Change is a process, so it will take time. Understand and acknowledge it within your team by creating an awareness-building plan and conduct a series of communications and coaching activities. As a leader, you have to be able to lead your employees through the change, by introducing them to the change process. They need you to manage them through this transition in order for it to ultimately be successful. Exercises like Start, Stop, and Continue and Check-Ins can be a great way to hold yourself and your team accountable during this process. Once you have transitioned, be sure to continue to reinforce it and celebrate your successes.

Empathy and EQ

As a leader, you should always lead with empathy and EQ. It is what allows you to connect and relate to your team. Emotional Intelligence is defined as “the level of your ability to understand other people, what motivates them and how to work cooperatively with them” (Howard Gardner).

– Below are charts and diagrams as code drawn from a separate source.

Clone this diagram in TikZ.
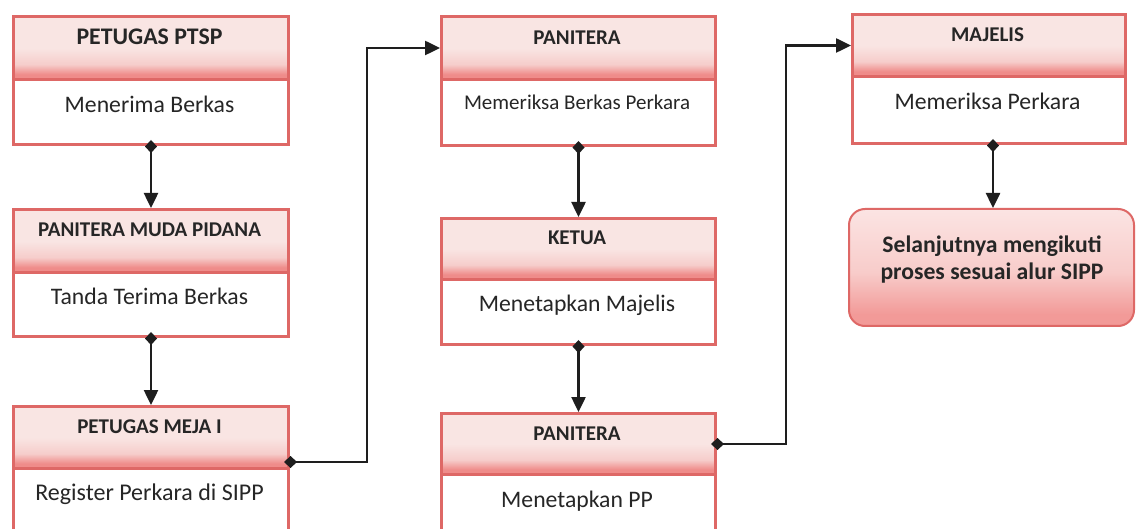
\documentclass[tikz,border=0pt]{standalone}
\usepackage{fontspec}
\setmainfont{Carlito}
\usetikzlibrary{arrows.meta}

\definecolor{edge}{RGB}{222,104,102}
\definecolor{hdrtop}{RGB}{249,229,227}
\definecolor{hdrmid}{RGB}{246,205,203}
\definecolor{hdrbot}{RGB}{239,140,138}
\definecolor{endtop}{RGB}{251,228,227}
\definecolor{endmid}{RGB}{248,204,202}
\definecolor{endbot}{RGB}{242,154,152}
\definecolor{ink}{RGB}{38,38,38}
\definecolor{wire}{RGB}{30,30,30}

% header band: pale pink that deepens near the lower edge
\pgfdeclareverticalshading{hdrshade}{100bp}{color(0bp)=(hdrbot); color(25bp)=(hdrbot); color(29bp)=(hdrbot); color(37bp)=(hdrmid); color(50bp)=(hdrtop); color(75bp)=(hdrtop); color(100bp)=(hdrtop)}
\pgfdeclareverticalshading{endshade}{100bp}{color(0bp)=(endbot); color(25bp)=(endbot); color(30bp)=(endbot); color(48bp)=(endmid); color(75bp)=(endtop); color(100bp)=(endtop)}

\tikzset{
  hdr/.style={draw=edge, line width=3pt, shading=hdrshade, anchor=north west,
    inner sep=0pt, minimum width=275pt},
  body/.style={draw=edge, line width=3pt, fill=white, anchor=north west,
    inner sep=0pt, minimum width=275pt},
  htext/.style={anchor=base, inner sep=0pt, text=ink,
    font=\bfseries\fontsize{21}{24}\selectfont},
  btext/.style={anchor=base, inner sep=0pt, text=ink,
    font=\fontsize{23.7}{27}\selectfont},
  endbox/.style={draw=edge, line width=2pt, shading=endshade, rounded corners=16pt,
    anchor=north west, inner sep=0pt},
  flow/.style={draw=wire, line width=2.5pt, shorten <=-6pt,
    {Diamond[length=13pt,width=12pt]}-{Triangle[length=15pt,width=14pt]}},
}

\begin{document}
\begin{tikzpicture}[x=1pt, y=-1pt]
\clip (0,0) rectangle (1138,529);
\fill[white] (0,0) rectangle (1138,529);

% ---- first column
\node[hdr, minimum height=63pt] (a1) at (12,15) {};
\node[body, minimum height=65pt] (a1b) at (12,78) {};
\node[htext, font=\bfseries\fontsize{23.8}{27}\selectfont] (a1t) at (149.5,45) {PETUGAS PTSP};
\node[btext] (a1bt) at (149.5,113) {Menerima Berkas};

\node[hdr, minimum height=63pt] (a2) at (12,208) {};
\node[body, minimum height=64pt] (a2b) at (12,271) {};
\node[htext] (a2t) at (149.5,237) {PANITERA MUDA PIDANA};
\node[btext] (a2bt) at (149.5,305) {Tanda Terima Berkas};

\node[hdr, minimum height=62pt] (a3) at (12,405) {};
\node[body, minimum height=72pt] (a3b) at (12,467) {};
\node[htext] (a3t) at (149.5,433) {PETUGAS MEJA I};
\node[btext, font=\fontsize{24}{27}\selectfont] (a3bt) at (149.5,500) {Register Perkara di SIPP};

% ---- second column
\node[hdr, minimum height=63pt, minimum width=274pt] (b1) at (440,15) {};
\node[body, minimum height=66pt, minimum width=274pt] (b1b) at (440,78) {};
\node[htext] (b1t) at (577,45) {PANITERA};
\node[btext, font=\fontsize{21}{24}\selectfont] (b1bt) at (577,110) {Memeriksa Berkas Perkara};

\node[hdr, minimum height=61pt, minimum width=274pt] (b2) at (440,217) {};
\node[body, minimum height=65pt, minimum width=274pt] (b2b) at (440,278) {};
\node[htext] (b2t) at (577,245) {KETUA};
\node[btext] (b2bt) at (577,312) {Menetapkan Majelis};

\node[hdr, minimum height=61pt, minimum width=274pt] (b3) at (440,412) {};
\node[body, minimum height=72pt, minimum width=274pt] (b3b) at (440,473) {};
\node[htext] (b3t) at (577,440) {PANITERA};
\node[btext] (b3bt) at (577,507) {Menetapkan PP};

% ---- third column
\node[hdr, minimum height=62pt, minimum width=273pt] (c1) at (851,13) {};
\node[body, minimum height=67pt, minimum width=273pt] (c1b) at (851,75) {};
\node[htext] (c1t) at (987.5,42) {MAJELIS};
\node[btext] (c1bt) at (987.5,110) {Memeriksa Perkara};

\node[endbox, minimum width=285pt, minimum height=117pt] (fin) at (848,208) {};
\node[anchor=base, inner sep=0pt, text=ink, align=center,
  font=\bfseries\fontsize{23.7}{28}\selectfont] (fint) at (992,280)
  {Selanjutnya mengikuti\\proses sesuai alur SIPP};

% ---- connectors
\draw[flow] (a1b.south) -- (a2.north);
\draw[flow] (a2b.south) -- (a3.north);
\draw[flow] ([yshift=8pt]a3.south east) -- ++(77,0) |- (b1.west);
\draw[flow] (b1b.south) -- (b2.north);
\draw[flow] (b2b.south) -- (b3.north);
\draw[flow] (b3.east) -- ++(69,0) |- (c1.west);
\draw[flow] ([xshift=4pt]c1b.south) -- ([xshift=4pt]c1b.south |- fin.north);
\end{tikzpicture}
\end{document}
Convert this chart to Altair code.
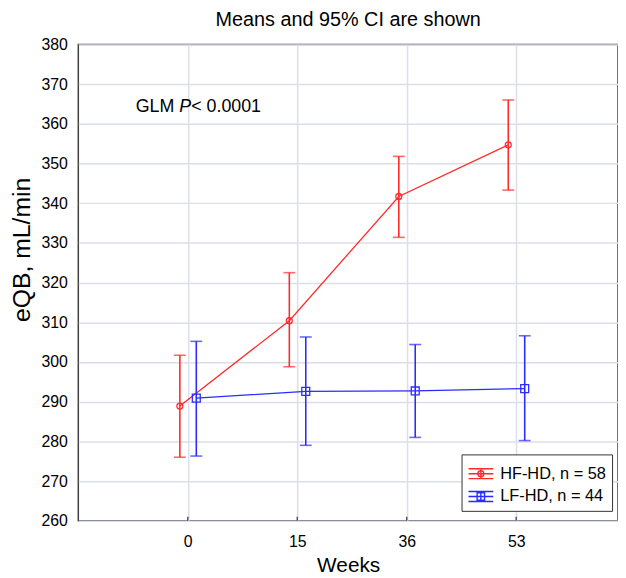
import altair as alt
import pandas as pd

# ---- data ----
WEEKS = ["0", "15", "36", "53"]
SERIES = ["HF-HD, n = 58", "LF-HD, n = 44"]
HF_MEAN = [288.9, 310.4, 341.7, 354.7]
HF_LO = [276.0, 298.8, 331.4, 343.3]
HF_HI = [301.7, 322.5, 351.8, 366.0]
LF_MEAN = [290.9, 292.6, 292.7, 293.3]
LF_LO = [276.3, 279.0, 281.0, 280.2]
LF_HI = [305.2, 306.3, 304.4, 306.6]
TITLE = "Means and 95% CI are shown"
ANNOT = ["GLM", "P", "< 0.0001"]

COLORS = ["#ff2b2b", "#2b2bff"]
FONT = "Liberation Sans"

rows = []
for s, means, los, his in [(SERIES[0], HF_MEAN, HF_LO, HF_HI),
                           (SERIES[1], LF_MEAN, LF_LO, LF_HI)]:
    for i, w in enumerate(WEEKS):
        rows.append({"series": s, "week": w, "pos": i,
                     "mean": means[i], "lo": los[i], "hi": his[i]})
df = pd.DataFrame(rows)
ticks_df = pd.DataFrame({"pos": list(range(len(WEEKS)))})

W, H = 545, 481
GRID = "#dcdeea"

xscale = alt.Scale(domain=[-1, 3.93], nice=False, zero=False)
yscale = alt.Scale(domain=[260, 380], nice=False, zero=False)
label_expr = "[" + ",".join(f"'{w}'" for w in WEEKS) + "][datum.value]"

xaxis = alt.Axis(values=list(range(len(WEEKS))), labelExpr=label_expr,
                 title="Weeks", grid=True, gridColor=GRID, gridWidth=1.5,
                 domain=False, ticks=False, labelFont=FONT, labelFontSize=16,
                 labelColor="black", labelPadding=13, titleFont=FONT,
                 titleFontSize=21, titleFontWeight="normal", titleColor="black",
                 titlePadding=5)
yaxis = alt.Axis(values=list(range(260, 381, 10)), title="eQB, mL/min",
                 grid=True, gridColor=GRID, gridWidth=1.5, domain=False,
                 ticks=False, labelFont=FONT, labelFontSize=16,
                 labelColor="black", labelPadding=11, titleFont=FONT,
                 titleFontSize=25, titleFontWeight="normal", titleColor="black",
                 titleX=-57, titleY=207, titleAlign="center",
                 titleBaseline="middle", titleAngle=270)


def X(field):
    return alt.X(field, type="quantitative", scale=xscale, axis=xaxis)


def Y(field):
    return alt.Y(field, type="quantitative", scale=yscale, axis=yaxis)


PATH_HF = ("M-1,-0.4H1M-1,0H1M-1,0.4H1M0,-0.4V0.4"
           "M0.24,0A0.24,0.24,0,1,1,-0.24,0A0.24,0.24,0,1,1,0.24,0")
PATH_LF = ("M-1,-0.4H1M-1,0H1M-1,0.4H1M0,-0.4V0.4"
           "M-0.3,-0.3H0.3V0.3H-0.3Z")

base = alt.Chart(df)
layers = []
specs = [(SERIES[0], COLORS[0], -8, "circle", 36),
         (SERIES[1], COLORS[1], 8.6, "square", 64)]
for s, c, off, shp, sz in specs:
    sub = base.transform_filter(alt.datum.series == s)
    layers.append(sub.mark_line(color=c, strokeWidth=1.3, xOffset=off)
                  .encode(x=X("pos"), y=Y("mean")))
    layers.append(sub.mark_rule(color=c, strokeWidth=1.6, xOffset=off)
                  .encode(x=X("pos"), y=Y("lo"), y2="hi:Q"))
    for f in ["lo", "hi"]:
        layers.append(sub.mark_tick(color=c, orient="horizontal", size=12,
                                    thickness=1.6, xOffset=off)
                      .encode(x=X("pos"), y=Y(f)))
    layers.append(sub.mark_point(shape=shp, filled=False, color=c, size=sz,
                                 strokeWidth=1.3, opacity=1, xOffset=off)
                  .encode(x=X("pos"), y=Y("mean")))

# inward ticks on the x axis
layers.append(alt.Chart(ticks_df).mark_rule(color="#404040", strokeWidth=1.3)
              .encode(x=X("pos"), y=alt.value(H), y2=alt.value(H - 4)))

# legend (generated from explicit scale domains, no marks drawn)
leg = alt.Legend(title=None, orient="none", legendX=387, legendY=414,
                 labelFont=FONT, labelFontSize=16.5, labelColor="black",
                 symbolSize=625, symbolStrokeWidth=1.4, symbolOpacity=1,
                 strokeColor="#333333", fillColor="white", padding=6,
                 rowPadding=1, labelOffset=6, symbolFillColor="transparent")
layers.append(base.transform_filter("datum.mean < 0")
              .mark_point(filled=False)
              .encode(x=X("pos"), y=Y("mean"),
                      color=alt.Color("series:N", scale=alt.Scale(domain=SERIES, range=COLORS), legend=leg),
                      shape=alt.Shape("series:N", scale=alt.Scale(domain=SERIES, range=[PATH_HF, PATH_LF]), legend=leg)))

# annotation
one = pd.DataFrame({"k": [0]})
ax0 = 58
ay = 68
layers.append(alt.Chart(one).mark_text(text=ANNOT[0], font=FONT, fontSize=18, align="left",
                                       baseline="alphabetic", color="black")
              .encode(x=alt.value(ax0), y=alt.value(ay)))
layers.append(alt.Chart(one).mark_text(text=ANNOT[1], font=FONT, fontSize=18, fontStyle="italic",
                                       align="left", baseline="alphabetic", color="black")
              .encode(x=alt.value(ax0 + 44), y=alt.value(ay)))
layers.append(alt.Chart(one).mark_text(text=ANNOT[2], font=FONT, fontSize=18, align="left",
                                       baseline="alphabetic", color="black")
              .encode(x=alt.value(ax0 + 56), y=alt.value(ay)))

chart = alt.layer(*layers).properties(
    width=W, height=H,
    background="white",
    title=alt.TitleParams(TITLE, font=FONT, fontSize=20, fontWeight="normal",
                          color="black", anchor="middle", offset=7),
    autosize=alt.AutoSizeParams(type="none"),
    padding={"left": 71, "top": 34, "right": 0, "bottom": 54},
).configure_view(stroke="#404040", strokeWidth=1.5)

chart.save("out.html", embed_options={"renderer": "svg", "actions": False})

 Empathy and EQ are so important when managing your employees because it allows for more effective conflict resolution, increased collaboration and productivity, improved communication, and increased trust across your team. As we mentioned earlier, building trust is paramount when managing a remote team. Never make assumptions with your team — always ask first and establish trust.

To hone EQ on your team, you should first practice active listening. You can do this by having phone calls with your employees instead of defaulting to a video call. Really listen to what they are saying, how they are saying it, ect. When you’re talking to your team, take the time to get to know them. Ask them questions to learn their story, experiences, and more. And celebrate and reward employees who practice empathy. Bring your values to life and hold yourself and your team accountable to sticking to them.

To take action, develop an action plan and add it to performance evaluations. Provide individual coaching and encourage employees to ask for help so that you can help them along the way. Training and hands-on support will allow for continuous skill development within your team, so be sure to continue to work with your employees to help them grow. When you’re actively listening and supporting your team, they will be more engaged with their work and produce greater results.

For anyone managing employees remotely for the first time: you have got this. New work environments can be difficult to adjust to at first, but if you continue to develop your skills building trust, communicating, managing change, etc., the better you and your team will adapt and perform together.